A pair of new African-American-targeted networks will launch later this month with an eye toward gaining distribution and viewership traction in a crowded, evolving TV universe.
Afro, an entertainment network owned by Orlando, Fla.-based programmer Afrotainment, and Urban One-owned Cleo, targeted to African-American female millennials, will launch on Comcast Cable systems on Jan. 19 with about 8 million subscribers, according to sources close to the situation.
Afro and Cleo are the last of the eight minority-owned channels Comcast agreed to launch under a memorandum of understanding with U.S. regulators related to its 2011 deal for NBCUniversal. Both seek a foothold as multichannel video programmers are subtracting rather than adding networks in a bid to be more nimble against such streaming competitors as Netflix, Hulu and the virtual MVPDs.

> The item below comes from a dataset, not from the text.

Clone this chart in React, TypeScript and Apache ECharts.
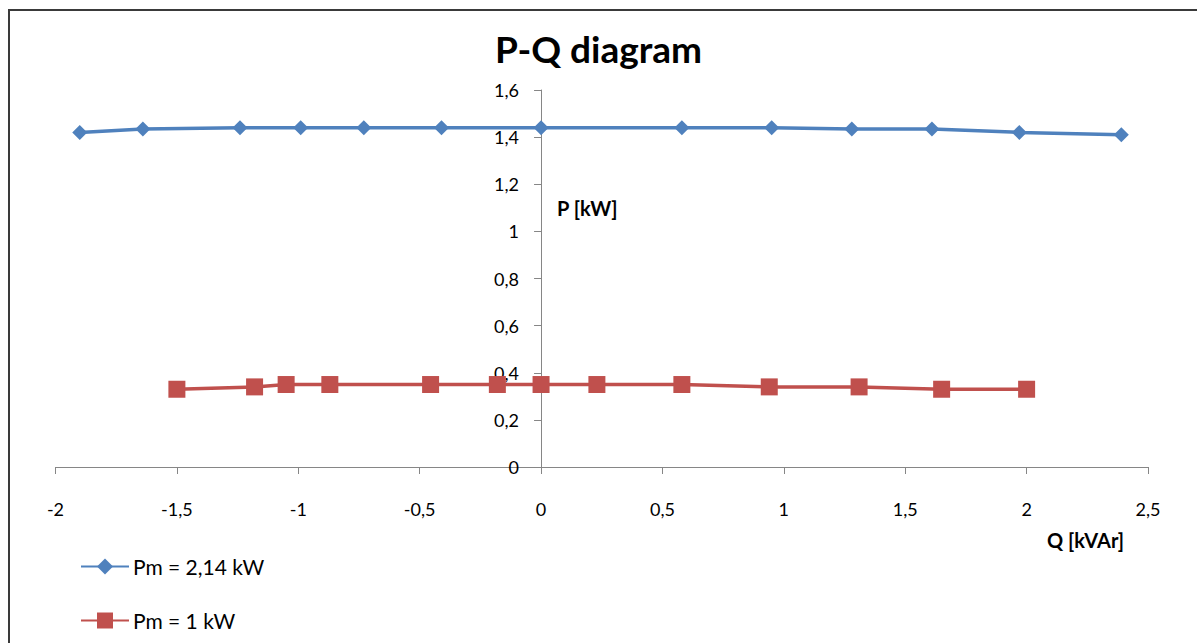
import React, { useEffect, useRef } from "react";
import * as echarts from "echarts";

const titleText = "P-Q diagram";
const xAxisName = "Q [kVAr]";
const yAxisName = "P [kW]";

const seriesNames = ["Pm = 2,14 kW", "Pm = 1 kW"];

const q214 = [-1.9, -1.64, -1.24, -0.99, -0.73, -0.41, 0, 0.58, 0.95, 1.28, 1.61, 1.97, 2.39];
const p214 = [1.42, 1.435, 1.44, 1.44, 1.44, 1.44, 1.44, 1.44, 1.44, 1.435, 1.435, 1.42, 1.41];

const q1 = [-1.5, -1.18, -1.05, -0.87, -0.455, -0.18, 0, 0.23, 0.58, 0.94, 1.31, 1.65, 2.0];
const p1 = [0.33, 0.34, 0.35, 0.35, 0.35, 0.35, 0.35, 0.35, 0.35, 0.34, 0.34, 0.33, 0.33];

const FONT = "Lato, 'Open Sans', sans-serif";
const fmt = (v: number) => String(Math.round(v * 10) / 10).replace(".", ",");

const GRID_LEFT = 55.5;
const GRID_RIGHT = 49;
const W = 1197;
const X_MIN = -2;
const X_MAX = 2.5;

export default function App() {
  const ref = useRef<HTMLDivElement>(null);
  useEffect(() => {
    if (!ref.current) return;
    const chart = echarts.init(ref.current, undefined, { renderer: "svg" });
    const plotW = W - GRID_LEFT - GRID_RIGHT;
    const zeroOffset = ((0 - X_MIN) / (X_MAX - X_MIN)) * plotW;
    chart.setOption({
      animation: false,
      backgroundColor: "#ffffff",
      textStyle: { fontFamily: FONT },
      title: {
        text: titleText,
        left: "center",
        top: 25,
        textStyle: { fontSize: 37, fontWeight: "bold", color: "#000", fontFamily: FONT },
      },
      grid: { left: GRID_LEFT, right: GRID_RIGHT, top: 90, bottom: 176 },
      xAxis: {
        type: "value",
        min: X_MIN,
        max: X_MAX,
        interval: 0.5,
        axisLine: { onZero: true, lineStyle: { color: "#868686", width: 1 } },
        axisTick: { show: true, length: 7, lineStyle: { color: "#868686" } },
        axisLabel: { margin: 33, fontSize: 18, color: "#000", fontFamily: FONT, formatter: fmt },
        splitLine: { show: false },
      },
      yAxis: {
        type: "value",
        min: 0,
        max: 1.6,
        interval: 0.2,
        offset: -zeroOffset,
        axisLine: { show: true, onZero: false, lineStyle: { color: "#868686", width: 1 } },
        axisTick: { show: true, length: 7, lineStyle: { color: "#868686" } },
        axisLabel: { margin: 22, fontSize: 18, color: "#000", fontFamily: FONT, formatter: fmt },
        splitLine: { show: false },
      },
      legend: {
        orient: "vertical",
        left: 80,
        top: 556,
        padding: 0,
        itemWidth: 48,
        itemHeight: 20,
        itemGap: 33,
        textStyle: { fontSize: 21, color: "#000", fontFamily: FONT, padding: [0, 0, 0, -1] },
        data: seriesNames,
      },
      series: [
        {
          name: seriesNames[0],
          type: "line",
          data: q214.map((q, i) => [q, p214[i]]),
          symbol: "diamond",
          symbolSize: 15,
          lineStyle: { color: "#4F81BD", width: 3.5 },
          itemStyle: { color: "#4F81BD" },
        },
        {
          name: seriesNames[1],
          type: "line",
          data: q1.map((q, i) => [q, p1[i]]),
          symbol: "rect",
          symbolSize: 17,
          lineStyle: { color: "#C0504D", width: 3.5 },
          itemStyle: { color: "#C0504D" },
        },
      ],
      graphic: [
        {
          type: "rect",
          shape: { x: 9, y: 10, width: 1300, height: 800 },
          style: { fill: "none", stroke: "#3a3a3a", lineWidth: 2 },
          silent: true,
        },
        {
          type: "text",
          left: 557,
          top: 198,
          style: { text: yAxisName, fontSize: 20, fontWeight: "bold", fill: "#000", fontFamily: FONT },
        },
        {
          type: "text",
          left: 1047,
          top: 530,
          style: { text: xAxisName, fontSize: 20, fontWeight: "bold", fill: "#000", fontFamily: FONT },
        },
      ],
    });
    return () => chart.dispose();
  }, []);
  return (
    <div
      ref={ref}
      style={{ position: "absolute", left: 0, top: 0, width: W, height: 643 }}
    />
  );
}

“At this point the best way to reach viewers in general and younger viewers in particular may not be with a traditional cable channel,” NPR television critic Eric Deggans said. “I’m not sure those viewers are going to be waiting around for Comcast or other distributors to launch a channel that they’ll have to sit in front of a TV and watch.”
Executives from both networks said they are up to the challenge. Afro, which debuted as a subscription service on Dish Network in 2010, offers movies from around the world that feature people of color in front of and behind the camera. It also offers such originals as daytime talk show Point of View, in which women of color from around the world bring perspective on topical issues, and a late-night comedy series, Afrotainment founder and CEO Yves Bollanga said.
Afrotainment would not disclose specific viewer or subscriber numbers, but Bollanga said audience data shows there’s interest in content that portrays a wide range of African-American images and stories.
“To a lot of people we may be unknown, but we’ve been in this business since 2005,” he said. “Comcast is going to launch us with a substantial amount of households, and we’re having discussions with all distributors.”
Cleo will launch on Comcast and Charter systems with the goal of reaching 12 million subscribers by year-end, said TV One general manager Michelle Rice, who will oversee day-to-day operations. The network will target an audience of 18-to-49-year-old African- Americans looking for content that speaks to them.
“The network does not have a license fee, and because of that we think the game is scale and wide distribution for the network,” she said.
Cleo will offer mostly lifestyle programming, including cooking-themed series Just Eats With Chef JJ as well as Cleo Speaks, a series where viewers can offer their perspectives on issues facing millennial and Gen X women of color, said Rice.
While the industry is in the midst of change, Afro’s Bollanga said networks that can provide value to MVPDs will remain in play for carriage.
“The industry has evolved to a multiplicity of platforms where viewers can watch content,” he said. “The industry has matured and you don’t have a lot of pockets of growth, so in that sense it’s much more difficult to demonstrate that your channel is going to bring additional revenue to an MSO. But if you can demonstrate value, [MVPDs] will listen.”